Bisnis.com, JAKARTA- DPP Organda bakal melakukan aksi mogok Rabu (19/11/2014), sebagai bentuk protes terhadap kebijakan pemerintah yang menaikkan harga BBM bersubsidi.
Ketua DPP Organda Eka Sari Lorena Surbakti mengatakan selama ini angkutan umum hanya menggunakan sekitar 7% dari BBM bersubsidi. Sisanya, lebih dari 90% BBM tersebut justru digunakan oleh angkutan pribadi.
“Sudah dari jauh-jauh hari, Organda menyampaikan kepada pemerintah secara lisan dan tertulis usulan insentif angkutan umum agar terjadi revitalisasi angkutan umum secara konkrit. Namun sampai saat ini belum ada komitmen dari Pemerintah dalam upaya mengedepan transportasi umum,” ujarnya, Selasa (18/11/2014).
Menurutnya, kenaikan BBM bersubsidi bagi angkutan umum, baik barang maupun penumpang bakal menambah biaya operasional kendaraan.
“Waktu BBM belum dinaikkan, tingkat keterisian penumpang atau barang pada setiap angkutan umum rata-rata mencapai 45% sampai 50%. Apalagi kalau BBM bersubsidi untuk angkutan umum dinaikkan, dan tarif juga turut naik, dipastikan daya beli penumpang akan makin menurun,” jelasnya.
Menurutnya, sebaiknya pemerintah memprioritaskan BBM bersubsidi bagi angkutan umum karena moda transportasi berbasis jalan ini masih dibutuhkan oleh masyarakat luas dibandingkan dengan moda transportasi kendaraan pribadi yang menyedot lebih banyak subsidi BBM.
Mekanisme pemberian subsidi BBM bagi angkutan umum barang dan penumpang, menurutnya, bisa dilakukan dengan cara pemerintah menetapkan stasiun pengisian khusus bagi angkutan plat kuning sehingga tidak bisa diakses oleh angkutan plat hitam.
"Untuk menentukan SPBU mana, pemerintah semestinya melibatkan Organda karena kami yang paham jalur pergerakan angkutan sehingga penentuan SPBU pada jalur pergerakan armada bisa tepat sasaran.
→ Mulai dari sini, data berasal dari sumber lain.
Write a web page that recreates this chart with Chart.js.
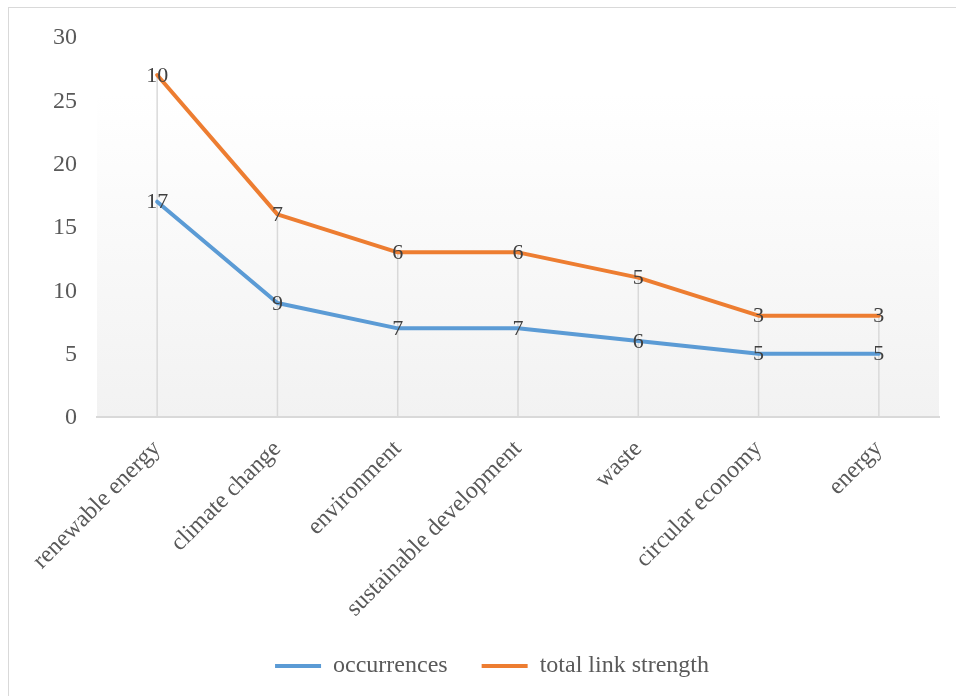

Hal ini sudah dipraktikkan di beberapa wilayah di Indonesia seperti di Kalimantan,” tambahnya.
Hal ini, lanjutnya, diperparah dengan kenaikan komponen dan suku cadang serta harga kendaraan yang mencapai 10% hingga 15% karena mayoritas spare part untuk kendaraan bertipe besar harus diimpor lantaran belum bisa diproduksi di dalam negeri.
“Kalau kendaraan jenis kecil, sebagian besar suku cadangnya sudah bisa diproduksi di dalam negeri. Tapi bagi bus atau truk berukuran besar, mau tidak mau harus diimpor dan sampai saat ini belum ada kebijakan stimulus fiskal untuk itu,” jelasnya.
Karena pemerintah tidka bergeming, lanjutnya, anggota Organda seluruh Indonesia menggelar aksi berhenti beroperasi sebagai wujud keprihatinan tidak adanya perhatian pemerintah kepada angkutan umum jalan raya dan naikknya harga BBM bersubsidi. Padahal, saat ini masyarakat golongan menengah ke bawah paling banyak mengakses angkutan umum.